Omit pictures and quote the listing below line by line, from its start through the line that holds "import matplotlib.pyplot as plt".

____________

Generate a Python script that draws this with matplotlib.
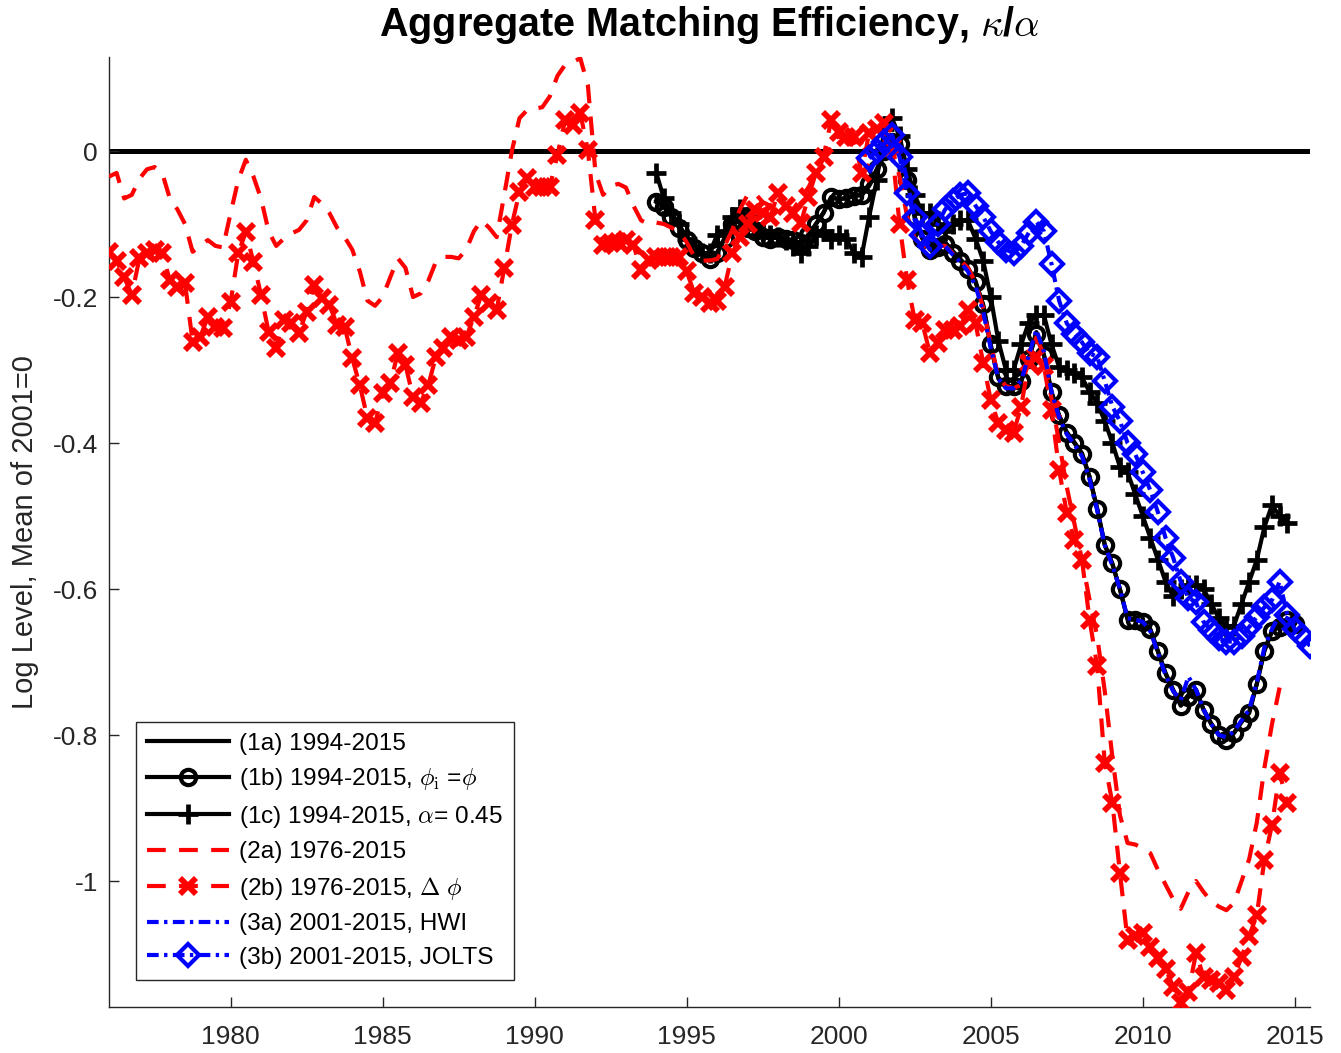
import numpy as np
import matplotlib
matplotlib.use("Agg")
import matplotlib.pyplot as plt

# ---------------- data (quarterly) ----------------
# (1a) 1994-2015
start_1a = 1994.0
v_1a = [
    -0.068, -0.076, -0.089, -0.104,
    -0.121, -0.132, -0.140, -0.147,
    -0.139, -0.119, -0.100, -0.096,
    -0.104, -0.111, -0.117, -0.119,
    -0.119, -0.121, -0.124, -0.128,
    -0.119, -0.100, -0.084, -0.064,
    -0.066, -0.064, -0.060, -0.061,
    -0.048, -0.029, -0.004, 0.014,
    0.011, -0.032, -0.092, -0.119,
    -0.132, -0.128, -0.125, -0.137,
    -0.148, -0.160, -0.178, -0.212,
    -0.268, -0.312, -0.324, -0.324,
    -0.316, -0.284, -0.248, -0.279,
    -0.332, -0.363, -0.385, -0.399,
    -0.414, -0.446, -0.490, -0.539,
    -0.566, -0.601, -0.640, -0.642,
    -0.645, -0.656, -0.686, -0.716,
    -0.739, -0.758, -0.745, -0.738,
    -0.765, -0.784, -0.799, -0.806,
    -0.797, -0.782, -0.768, -0.730,
    -0.684, -0.657, -0.648, -0.641,
    -0.647,
]

# (1b) 1994-2015, phi_i = phi
start_1b = 1994.0
v_1b = [
    -0.070, -0.077, -0.090, -0.105,
    -0.122, -0.133, -0.140, -0.148,
    -0.140, -0.120, -0.100, -0.095,
    -0.105, -0.110, -0.118, -0.120,
    -0.118, -0.120, -0.122, -0.126,
    -0.115, -0.100, -0.085, -0.063,
    -0.066, -0.065, -0.062, -0.060,
    -0.045, -0.025, 0.000, 0.012,
    0.010, -0.040, -0.090, -0.120,
    -0.135, -0.132, -0.128, -0.140,
    -0.150, -0.162, -0.180, -0.210,
    -0.265, -0.310, -0.322, -0.322,
    -0.315, -0.285, -0.250, -0.280,
    -0.330, -0.362, -0.386, -0.400,
    -0.415, -0.447, -0.490, -0.540,
    -0.565, -0.600, -0.642, -0.642,
    -0.645, -0.655, -0.685, -0.715,
    -0.738, -0.760, -0.748, -0.738,
    -0.766, -0.785, -0.800, -0.807,
    -0.797, -0.782, -0.770, -0.730,
    -0.685, -0.658, -0.652, -0.642,
    -0.648,
]

# (1c) 1994-2015, alpha = 0.45
start_1c = 1994.0
v_1c = [
    -0.030, -0.065, -0.085, -0.100,
    -0.120, -0.130, -0.140, -0.140,
    -0.115, -0.110, -0.090, -0.080,
    -0.090, -0.100, -0.110, -0.115,
    -0.118, -0.122, -0.130, -0.140,
    -0.130, -0.115, -0.110, -0.120,
    -0.115, -0.120, -0.140, -0.145,
    -0.090, -0.040, 0.030, 0.045,
    0.020, -0.025, -0.060, -0.085,
    -0.085, -0.100, -0.110, -0.100,
    -0.095, -0.095, -0.120, -0.150,
    -0.200, -0.260, -0.300, -0.300,
    -0.265, -0.235, -0.225, -0.225,
    -0.265, -0.296, -0.300, -0.304,
    -0.310, -0.330, -0.345, -0.370,
    -0.400, -0.433, -0.440, -0.470,
    -0.500, -0.530, -0.560, -0.590,
    -0.610, -0.600, -0.595, -0.595,
    -0.600, -0.620, -0.640, -0.652,
    -0.650, -0.620, -0.590, -0.560,
    -0.515, -0.485, -0.500, -0.510,
]

# (2a) 1976-2015
start_2a = 1976.0
v_2a = [
    -0.035, -0.030, -0.065, -0.060,
    -0.038, -0.025, -0.022, -0.030,
    -0.065, -0.080, -0.100, -0.138,
    -0.130, -0.122, -0.130, -0.132,
    -0.085, -0.040, -0.012, -0.035,
    -0.065, -0.110, -0.130, -0.120,
    -0.113, -0.108, -0.095, -0.063,
    -0.072, -0.085, -0.105, -0.118,
    -0.135, -0.165, -0.205, -0.212,
    -0.200, -0.173, -0.147, -0.160,
    -0.200, -0.195, -0.178, -0.152,
    -0.145, -0.145, -0.147, -0.135,
    -0.110, -0.095, -0.105, -0.118,
    -0.060, 0.000, 0.045, 0.056,
    0.058, 0.060, 0.075, 0.103,
    0.118, 0.122, 0.127, 0.090,
    -0.030, -0.060, -0.048, -0.045,
    -0.050, -0.075, -0.095, -0.100,
    -0.098, -0.100, -0.105, -0.110,
    -0.125, -0.145, -0.150, -0.150,
    -0.148, -0.130, -0.108, -0.080,
    -0.060, -0.058, -0.070, -0.075,
    -0.068, -0.075, -0.080, -0.065,
    -0.050, -0.030, -0.010, 0.015,
    0.020, 0.015, 0.005, 0.000,
    0.005, 0.015, 0.020, 0.005,
    -0.035, -0.090, -0.120, -0.130,
    -0.135, -0.130, -0.130, -0.140,
    -0.150, -0.160, -0.180, -0.215,
    -0.265, -0.310, -0.322, -0.325,
    -0.320, -0.290, -0.255, -0.280,
    -0.340, -0.400, -0.460, -0.510,
    -0.560, -0.615, -0.665, -0.740,
    -0.830, -0.910, -0.948, -0.950,
    -0.955, -0.962, -0.985, -1.005,
    -1.025, -1.038, -1.015, -1.000,
    -1.015, -1.028, -1.035, -1.040,
    -1.030, -1.000, -0.970, -0.920,
    -0.845, -0.785, -0.735,
]

# (2b) 1976-2015, Delta phi
start_2b = 1976.0
v_2b = [
    -0.138, -0.150, -0.173, -0.197,
    -0.147, -0.140, -0.136, -0.140,
    -0.177, -0.186, -0.181, -0.261,
    -0.255, -0.227, -0.241, -0.243,
    -0.207, -0.140, -0.111, -0.152,
    -0.197, -0.248, -0.270, -0.232,
    -0.236, -0.249, -0.220, -0.184,
    -0.201, -0.211, -0.238, -0.241,
    -0.284, -0.321, -0.366, -0.373,
    -0.332, -0.318, -0.277, -0.293,
    -0.337, -0.345, -0.321, -0.282,
    -0.270, -0.255, -0.259, -0.255,
    -0.227, -0.197, -0.208, -0.218,
    -0.160, -0.101, -0.056, -0.037,
    -0.049, -0.049, -0.049, -0.005,
    0.042, 0.036, 0.052, 0.001,
    -0.095, -0.129, -0.126, -0.124,
    -0.122, -0.129, -0.163, -0.149,
    -0.145, -0.145, -0.145, -0.145,
    -0.165, -0.195, -0.200, -0.208,
    -0.205, -0.186, -0.140, -0.118,
    -0.100, -0.081, -0.085, -0.090,
    -0.058, -0.075, -0.085, -0.099,
    -0.063, -0.030, -0.008, 0.042,
    0.026, 0.019, 0.019, -0.030,
    0.025, 0.030, 0.038, 0.005,
    -0.100, -0.177, -0.232, -0.236,
    -0.277, -0.263, -0.245, -0.245,
    -0.240, -0.218, -0.236, -0.290,
    -0.341, -0.373, -0.382, -0.386,
    -0.350, -0.290, -0.282, -0.295,
    -0.355, -0.437, -0.496, -0.533,
    -0.560, -0.642, -0.706, -0.838,
    -0.893, -0.989, -1.081, -1.075,
    -1.071, -1.090, -1.105, -1.120,
    -1.145, -1.167, -1.152, -1.099,
    -1.131, -1.136, -1.140, -1.149,
    -1.131, -1.104, -1.075, -1.047,
    -0.971, -0.923, -0.852, -0.893,
]

# (3a) 2001-2015, HWI
start_3a = 2001.0
v_3a = [
    -0.030, -0.010, 0.010, 0.020,
    0.005, -0.040, -0.095, -0.120,
    -0.135, -0.133, -0.130, -0.142,
    -0.152, -0.165, -0.185, -0.220,
    -0.270, -0.312, -0.325, -0.325,
    -0.315, -0.280, -0.245, -0.275,
    -0.330, -0.365, -0.388, -0.402,
    -0.418, -0.450, -0.492, -0.540,
    -0.568, -0.600, -0.640, -0.642,
    -0.645, -0.658, -0.688, -0.718,
    -0.740, -0.752, -0.720, -0.738,
    -0.765, -0.785, -0.800, -0.803,
    -0.795, -0.780, -0.765, -0.728,
    -0.680, -0.655, -0.635, -0.640,
    -0.648,
]

# (3b) 2001-2015, JOLTS
start_3b = 2001.0
v_3b = [
    -0.010, 0.000, 0.012, 0.022,
    -0.008, -0.058, -0.090, -0.115,
    -0.130, -0.100, -0.080, -0.068,
    -0.060, -0.058, -0.075, -0.090,
    -0.110, -0.125, -0.135, -0.140,
    -0.130, -0.112, -0.097, -0.110,
    -0.155, -0.205, -0.236, -0.250,
    -0.262, -0.277, -0.282, -0.315,
    -0.350, -0.370, -0.400, -0.415,
    -0.440, -0.465, -0.495, -0.530,
    -0.557, -0.590, -0.612, -0.618,
    -0.645, -0.656, -0.667, -0.672,
    -0.672, -0.664, -0.652, -0.638,
    -0.625, -0.615, -0.590, -0.635,
    -0.655, -0.665, -0.678,
]

labels = [
    "(1a) 1994-2015",
    r"(1b) 1994-2015, $\phi_{\mathrm{i}}$ =$\phi$",
    r"(1c) 1994-2015, $\alpha$= 0.45",
    "(2a) 1976-2015",
    r"(2b) 1976-2015, $\Delta$ $\phi$",
    "(3a) 2001-2015, HWI",
    "(3b) 2001-2015, JOLTS",
]
xticks = [1980, 1985, 1990, 1995, 2000, 2005, 2010, 2015]
yticks = [0, -0.2, -0.4, -0.6, -0.8, -1]
ytick_labels = ["0", "-0.2", "-0.4", "-0.6", "-0.8", "-1"]


def qt(start, vals):
    return start + 0.25 * np.arange(len(vals))


plt.rcParams["font.family"] = ["Liberation Sans", "DejaVu Sans"]
plt.rcParams["mathtext.fontset"] = "cm"

fig = plt.figure(figsize=(13.41, 10.53), dpi=100)
ax = fig.add_axes([109 / 1341, 1 - 1007 / 1053, (1310 - 109) / 1341, (1007 - 57) / 1053])

ax.axhline(0, color="black", lw=3.6, zorder=1)

ax.plot(qt(start_1a, v_1a), v_1a, color="black", lw=3, label=labels[0], zorder=2)
ax.plot(qt(start_1b, v_1b), v_1b, color="black", lw=3, marker="o", ms=11,
        mfc="none", mew=3.0, label=labels[1], zorder=3)
ax.plot(qt(start_1c, v_1c), v_1c, color="black", lw=3, marker="+", ms=14,
        mew=3.4, label=labels[2], zorder=4)
ax.plot(qt(start_2a, v_2a), v_2a, color="red", lw=3, dashes=(4.5, 3.2),
        label=labels[3], zorder=5)
ax.plot(qt(start_2b, v_2b), v_2b, color="red", lw=3, dashes=(4.5, 3.2),
        marker="x", ms=12, mew=4.2, label=labels[4], zorder=6)
ax.plot(qt(start_3a, v_3a), v_3a, color="blue", lw=3, dashes=(2.8, 1.3, 0.8, 1.3),
        label=labels[5], zorder=7)
ax.plot(qt(start_3b, v_3b), v_3b, color="blue", lw=3, dashes=(2.8, 1.3, 0.8, 1.3),
        marker="D", ms=11, mfc="none", mew=3.0, label=labels[6], zorder=8)

ax.set_xlim(1976.0, 2015.5)
ax.set_ylim(-1.1726, 0.1288)
ax.set_xticks(xticks)
ax.set_yticks(yticks)
ax.set_yticklabels(ytick_labels)

for s in ["top", "right"]:
    ax.spines[s].set_visible(False)
for s in ["left", "bottom"]:
    ax.spines[s].set_color("#262626")
    ax.spines[s].set_linewidth(1.0)
ax.tick_params(axis="both", direction="in", length=7, width=1.0, colors="#262626",
               labelsize=19, labelcolor="#262626")
ax.tick_params(axis="x", pad=13)
ax.tick_params(axis="y", pad=8)

ax.set_ylabel("Log Level, Mean of 2001=0", fontsize=21, color="#262626", labelpad=10)
ax.set_title(r"Aggregate Matching Efficiency, $\kappa$/$\alpha$", fontsize=28.5,
             fontweight="bold", pad=15)

leg = ax.legend(loc="lower left", bbox_to_anchor=(0.0225, 0.0284), borderaxespad=0,
                fontsize=17.6, frameon=True, fancybox=False, edgecolor="#262626",
                framealpha=1, handlelength=3.35, handletextpad=0.42,
                labelspacing=0.47, borderpad=0.45)
leg.get_frame().set_linewidth(1.0)

fig.savefig("out.png", dpi=100)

____________

### Answer in full
Generate a Python script that draws this with matplotlib.
import numpy as np
import matplotlib
matplotlib.use("Agg")
import matplotlib.pyplot as plt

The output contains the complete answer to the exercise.